Studio album by Rosinha de Valença
- Released: 1971
- Length: 32:31
- Label: RCA Victor
- Producer: Luís Vagner [pt] João Costa Netto

Rosinha de Valença chronology
| Rosinha Apresenta Ipanema Beat (1970) | Um Violão em Primeiro Plano (1971) | Rosinha de Valença (1973) |

= Um Violão em Primeiro Plano =

1971 album by Rosinha de Valença

Um Violão em Primeiro Plano is the third album by Brazilian artist Rosinha de Valença, released by RCA Victor in 1971.

== Background ==
Released in 1971 by the artist Rosinha de Valença, the album Um violão em primeiro plano is the Rio de Janeiro-based singer’s third album. Produced by Luís Vagner and João Costa Netto, the album was distributed by RCA Victor. Among the songs recorded by Rosinha on the album were compositions by Brazilian musicians, including Caetano Veloso, Dorival Caymmi, Luiz Gonzaga, Antônio Carlos & Jocáfi, Edu Lobo, and Gilberto Gil, as well as Americans George Gershwin, Ira Gershwin, and DuBose Heyward. Only the song Tema Espanhol was written by Rosinha.
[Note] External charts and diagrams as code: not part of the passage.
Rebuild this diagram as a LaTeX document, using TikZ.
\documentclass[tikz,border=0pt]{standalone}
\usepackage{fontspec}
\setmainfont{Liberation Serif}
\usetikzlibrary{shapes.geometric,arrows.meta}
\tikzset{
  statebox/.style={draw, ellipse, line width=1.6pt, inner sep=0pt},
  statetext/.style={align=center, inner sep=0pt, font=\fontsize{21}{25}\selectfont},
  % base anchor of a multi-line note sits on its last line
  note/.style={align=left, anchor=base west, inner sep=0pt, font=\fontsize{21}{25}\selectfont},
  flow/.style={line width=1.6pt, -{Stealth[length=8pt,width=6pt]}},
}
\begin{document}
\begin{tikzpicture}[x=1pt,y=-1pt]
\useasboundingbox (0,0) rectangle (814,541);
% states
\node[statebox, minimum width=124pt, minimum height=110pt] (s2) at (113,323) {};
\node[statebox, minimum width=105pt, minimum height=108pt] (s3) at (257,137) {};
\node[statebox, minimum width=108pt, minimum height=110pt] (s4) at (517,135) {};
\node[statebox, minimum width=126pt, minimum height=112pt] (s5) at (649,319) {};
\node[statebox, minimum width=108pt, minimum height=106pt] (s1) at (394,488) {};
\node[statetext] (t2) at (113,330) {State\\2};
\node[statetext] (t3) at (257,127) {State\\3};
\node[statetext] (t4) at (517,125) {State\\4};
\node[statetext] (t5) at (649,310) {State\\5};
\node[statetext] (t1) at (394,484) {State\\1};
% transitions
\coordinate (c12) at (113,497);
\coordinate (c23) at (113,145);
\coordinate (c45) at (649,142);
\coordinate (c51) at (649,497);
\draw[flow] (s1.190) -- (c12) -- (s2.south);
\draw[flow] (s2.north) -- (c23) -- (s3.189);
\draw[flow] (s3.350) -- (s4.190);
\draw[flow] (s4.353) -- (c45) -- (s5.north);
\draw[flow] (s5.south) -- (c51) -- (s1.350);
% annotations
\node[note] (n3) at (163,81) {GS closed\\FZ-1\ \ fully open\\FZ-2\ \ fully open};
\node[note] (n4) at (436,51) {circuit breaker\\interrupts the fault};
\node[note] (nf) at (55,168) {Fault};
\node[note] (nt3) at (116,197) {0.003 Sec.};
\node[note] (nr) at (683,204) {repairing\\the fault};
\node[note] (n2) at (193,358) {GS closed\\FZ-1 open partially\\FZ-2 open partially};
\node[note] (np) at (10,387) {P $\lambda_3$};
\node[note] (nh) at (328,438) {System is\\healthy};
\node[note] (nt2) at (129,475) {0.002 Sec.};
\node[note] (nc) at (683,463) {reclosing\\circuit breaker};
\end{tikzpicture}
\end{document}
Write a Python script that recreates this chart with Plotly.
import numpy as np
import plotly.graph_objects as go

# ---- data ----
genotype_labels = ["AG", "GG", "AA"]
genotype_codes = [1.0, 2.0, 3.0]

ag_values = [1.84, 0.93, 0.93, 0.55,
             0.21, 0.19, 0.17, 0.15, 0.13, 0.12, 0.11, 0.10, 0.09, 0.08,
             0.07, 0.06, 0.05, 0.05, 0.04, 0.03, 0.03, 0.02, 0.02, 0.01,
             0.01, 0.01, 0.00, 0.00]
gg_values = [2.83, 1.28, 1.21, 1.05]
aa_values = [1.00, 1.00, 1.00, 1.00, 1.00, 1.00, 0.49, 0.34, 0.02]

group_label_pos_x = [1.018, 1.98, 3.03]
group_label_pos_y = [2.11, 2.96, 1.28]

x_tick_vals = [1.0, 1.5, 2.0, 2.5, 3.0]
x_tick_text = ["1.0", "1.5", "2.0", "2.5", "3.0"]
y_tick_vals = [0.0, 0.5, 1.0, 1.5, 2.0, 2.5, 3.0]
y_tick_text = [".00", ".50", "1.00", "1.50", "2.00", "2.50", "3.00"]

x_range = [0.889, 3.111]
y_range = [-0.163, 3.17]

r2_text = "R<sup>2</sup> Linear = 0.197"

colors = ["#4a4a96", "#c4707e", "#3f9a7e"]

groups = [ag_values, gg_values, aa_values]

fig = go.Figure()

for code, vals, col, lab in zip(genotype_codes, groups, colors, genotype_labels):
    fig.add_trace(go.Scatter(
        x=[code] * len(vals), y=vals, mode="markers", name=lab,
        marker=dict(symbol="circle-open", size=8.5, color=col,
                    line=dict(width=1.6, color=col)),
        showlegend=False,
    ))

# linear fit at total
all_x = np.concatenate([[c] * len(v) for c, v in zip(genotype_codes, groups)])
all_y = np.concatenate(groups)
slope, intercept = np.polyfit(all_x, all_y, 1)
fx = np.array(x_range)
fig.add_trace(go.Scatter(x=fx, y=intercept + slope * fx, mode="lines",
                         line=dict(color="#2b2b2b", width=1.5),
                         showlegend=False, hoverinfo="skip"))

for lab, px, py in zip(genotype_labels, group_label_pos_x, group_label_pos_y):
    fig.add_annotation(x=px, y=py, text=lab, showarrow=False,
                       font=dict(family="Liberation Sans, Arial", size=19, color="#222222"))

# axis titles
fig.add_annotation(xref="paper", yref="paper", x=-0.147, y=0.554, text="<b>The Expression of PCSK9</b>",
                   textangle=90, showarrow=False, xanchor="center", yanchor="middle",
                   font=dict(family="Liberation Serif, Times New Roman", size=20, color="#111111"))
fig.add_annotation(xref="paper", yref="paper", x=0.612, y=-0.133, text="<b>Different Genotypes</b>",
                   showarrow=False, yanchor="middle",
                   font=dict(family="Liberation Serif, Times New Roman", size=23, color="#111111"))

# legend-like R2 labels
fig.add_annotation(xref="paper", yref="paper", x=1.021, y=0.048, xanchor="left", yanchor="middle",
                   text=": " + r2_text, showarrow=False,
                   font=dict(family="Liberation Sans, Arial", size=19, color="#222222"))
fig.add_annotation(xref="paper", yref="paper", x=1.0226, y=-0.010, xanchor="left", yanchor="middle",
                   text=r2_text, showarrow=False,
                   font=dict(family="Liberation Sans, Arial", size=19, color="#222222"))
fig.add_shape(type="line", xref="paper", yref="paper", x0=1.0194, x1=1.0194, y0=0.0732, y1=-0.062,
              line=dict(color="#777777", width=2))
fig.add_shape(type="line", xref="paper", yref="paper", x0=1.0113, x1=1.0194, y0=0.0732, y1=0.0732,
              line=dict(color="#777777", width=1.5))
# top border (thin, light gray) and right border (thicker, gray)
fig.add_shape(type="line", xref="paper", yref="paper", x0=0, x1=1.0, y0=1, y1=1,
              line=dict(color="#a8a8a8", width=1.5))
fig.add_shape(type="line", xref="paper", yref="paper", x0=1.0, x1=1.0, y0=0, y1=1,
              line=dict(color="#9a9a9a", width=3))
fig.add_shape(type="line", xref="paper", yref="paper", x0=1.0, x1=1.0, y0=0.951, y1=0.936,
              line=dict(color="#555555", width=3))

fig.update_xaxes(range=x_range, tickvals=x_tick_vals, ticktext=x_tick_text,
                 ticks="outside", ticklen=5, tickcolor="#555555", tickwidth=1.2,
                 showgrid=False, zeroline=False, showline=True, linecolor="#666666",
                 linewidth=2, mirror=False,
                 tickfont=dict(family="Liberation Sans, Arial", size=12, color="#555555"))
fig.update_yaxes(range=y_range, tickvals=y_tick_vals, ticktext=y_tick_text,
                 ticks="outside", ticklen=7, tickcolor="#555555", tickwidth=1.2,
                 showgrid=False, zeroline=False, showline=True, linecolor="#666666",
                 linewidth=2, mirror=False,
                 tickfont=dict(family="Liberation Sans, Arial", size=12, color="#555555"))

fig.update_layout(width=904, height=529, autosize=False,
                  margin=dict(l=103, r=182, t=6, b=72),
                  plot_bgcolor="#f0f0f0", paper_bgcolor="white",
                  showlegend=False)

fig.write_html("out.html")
In an interview with Jornal do Brasil about the album’s production, she said, “I’m going to make this album using only the acoustic guitar. With backing, but only the acoustic guitar.”

== Tracks ==

Faixas
| No. | Title | Music | Length |
|---|---|---|---|
| 1. | "Asa Branca" | Luiz Gonzaga, Humberto Teixeira | 4:13 |
| 2. | "London, London" | Caetano Veloso | 2:45 |
| 3. | "Mudei de Idéia" | Antônio Carlos, Jocáfi | 2:05 |
| 4. | "Zanzibar" | Edu Lobo | 2:16 |
| 5. | "Boi Ta-Tá" | Messias dos Santos, Eugênio Malta | 2:27 |
| 6. | "Marinheiro Só" | Caetano Veloso | 2:38 |
| 7. | "Summertime" | George Gershwin, Ira Gershwin, DuBose Heyward | 3:03 |
| 8. | "De Conversa em Conversa" | Lúcio Alves, Haroldo Barbosa | 1:54 |
| 9. | "One O'Clock Last Morning, 20th April 1970" | Gilberto Gil | 2:39 |
| 10. | "O Samba da Minha Terra" | Dorival Caymmi | 2:14 |
| 11. | "Concierto de Aranjuez" | Joaquín Rodrigo | 2:46 |
| 12. | "Tema Espanhol" | Rosinha de Valença, Celinho | 3:29 |
| Total length: |  |  | 32:31 |

== Release ==
The album was released on vinyl by RCA Victor in 1971. In 2004, a new CD edition was released under the supervision of musician Charles Gavin, distributed by BMG Brasil. In 2021, the Rio de Janeiro-based label Rocinante released a new vinyl edition of the album in honor of the 80th anniversary of Rosinha’s birth.

== Legacy ==
In 2021, journalist and music critic Mauro Ferreira, in his blog on G1, described the album as “one of the most significant releases in the artist's discography.” In a poll conducted in May 2022, the album ranked 254th on a list of the 500 best Brazilian albums, according to a survey of more than 160 music experts conducted by the Discoteca Básica podcast. It was the only album by Rosinha to be mentioned in the poll.

== Personnel ==
The following musicians contributed to the album:

- Rosinha de Valença: acoustic guitar, voice;
- Martinho da Vila: vocals (track 6).